Here’s the kicker: even if every dollar involved was real money, and all the dollars were maxed out, it still doesn’t matter. From a fixing-the-housing-market perspective, the numbers are tiny. Homeowners are three-quarters of a trillion dollars underwater. Even if all of the inflated $40 billion was principal writedown, and it’s not, the housing market won’t notice.
From a righting-past-wrongs perspective, well, most of the money doesn’t go to that purpose, and what does is grotesquely inadequate. Consider what the deal offers people whose homes have already been taken from them. In essence, the deal has the bankers saying: ”Hey you there, look, we’re sorry we took your home. So here’s $1800. Now run along and give it to your new landlord, my Wall Street buddy.”
Worse, the cash only goes to 750,000 people, when some 3 million have been foreclosed and evicted in recent years. Also, how does $1800 square with what we know is the scale of the problem? It’s not like the government doesn’t know what’s going on. Foreclosure Secretary Shaun Donovan told Jon Stewart that the government’s investigation discovered that “as high as 60% of the foreclosures were being done wrong” (at 5:17).
The Second Cash Gift
When law enforcers do a proper deal with wrongdoers, the deal itself is enough incentive for compliance–otherwise more painful law enforcement follows. But this time, even with all the talk of a strict enforcement regime, the government thinks the banks need carrots as well as sticks to perform their obligations under the deal. Specifically, they think the banks need taxpayer dollars as an incentive to comply. I’m not kidding; the B.O.Bs get paid HAMP cash under the deal.
The administration likes to say that, hey, don’t worry, the bankers aren’t getting double credit; they can’t count the actual HAMP-compensated principal reduction dollars toward the credits the banks have to earn in the deal.
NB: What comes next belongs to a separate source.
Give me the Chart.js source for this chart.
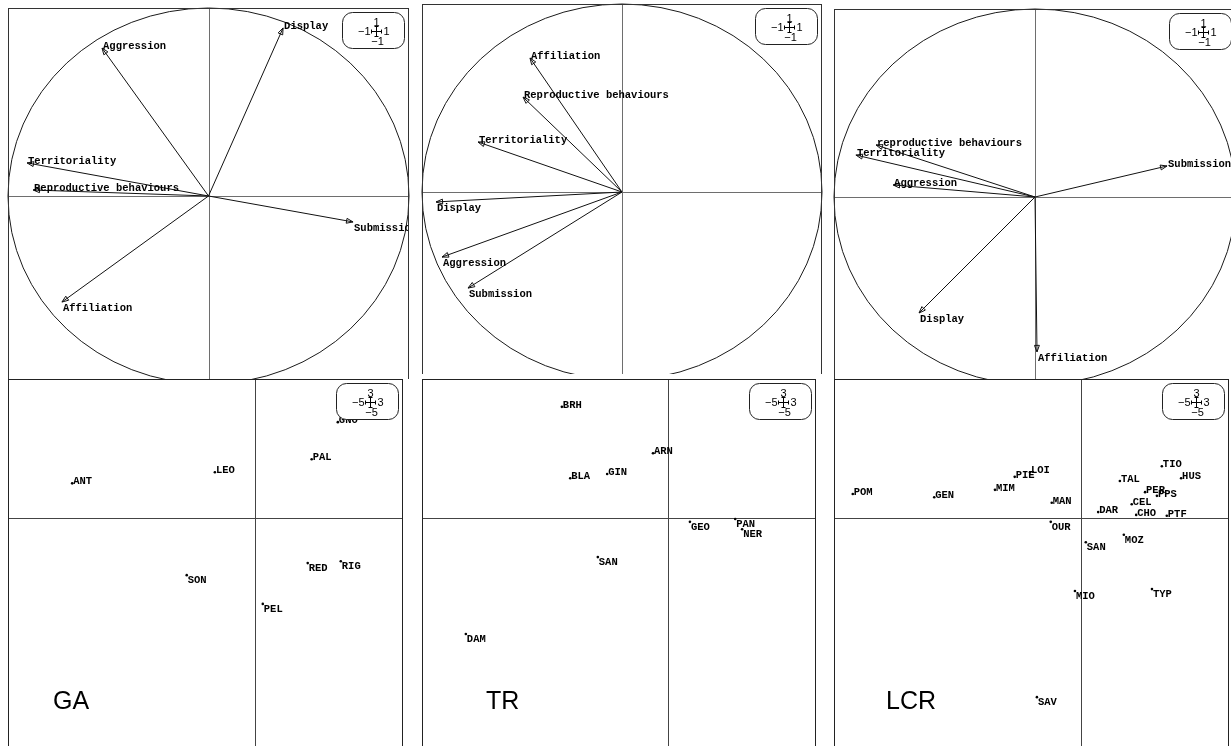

But that misses the point. Saying that when the bank writes down $100, it gets HAMP cash for $20 and credit for $80, not credit for $100 doesn’t solve the problem. (I’m making up those numbers, but it conveys HUD’s point.)
The point is this: HAMP exists to give the banks an incentive to do principal modifications when arguably the banks don’t have an incentive to otherwise reduce modifications. But the principal modifications in this deal must be done to avoid law enforcement action; they already have a built in incentive.
Giving HAMP cash on top is unnecessary to incentivize the modifications, wastes taxpayer dollars and limits the effectiveness of HAMP outside the context of this deal. If HAMP incentives were excluded and the bankers wanted them, they’d do HAMP mods that didn’t count toward the deal, increasing the amount of principal reduction done.
And the salt rubbed in that wound? Well, JPMorgan Chase and Bank of America did such a lousy job honoring their HAMP commitments that the government has withheld some $80 million from each. But under this deal, Chase and BofA get all that money, and the right to collect HAMP payments again.
I can hear the bankers laughter echoing from behind their closed doors.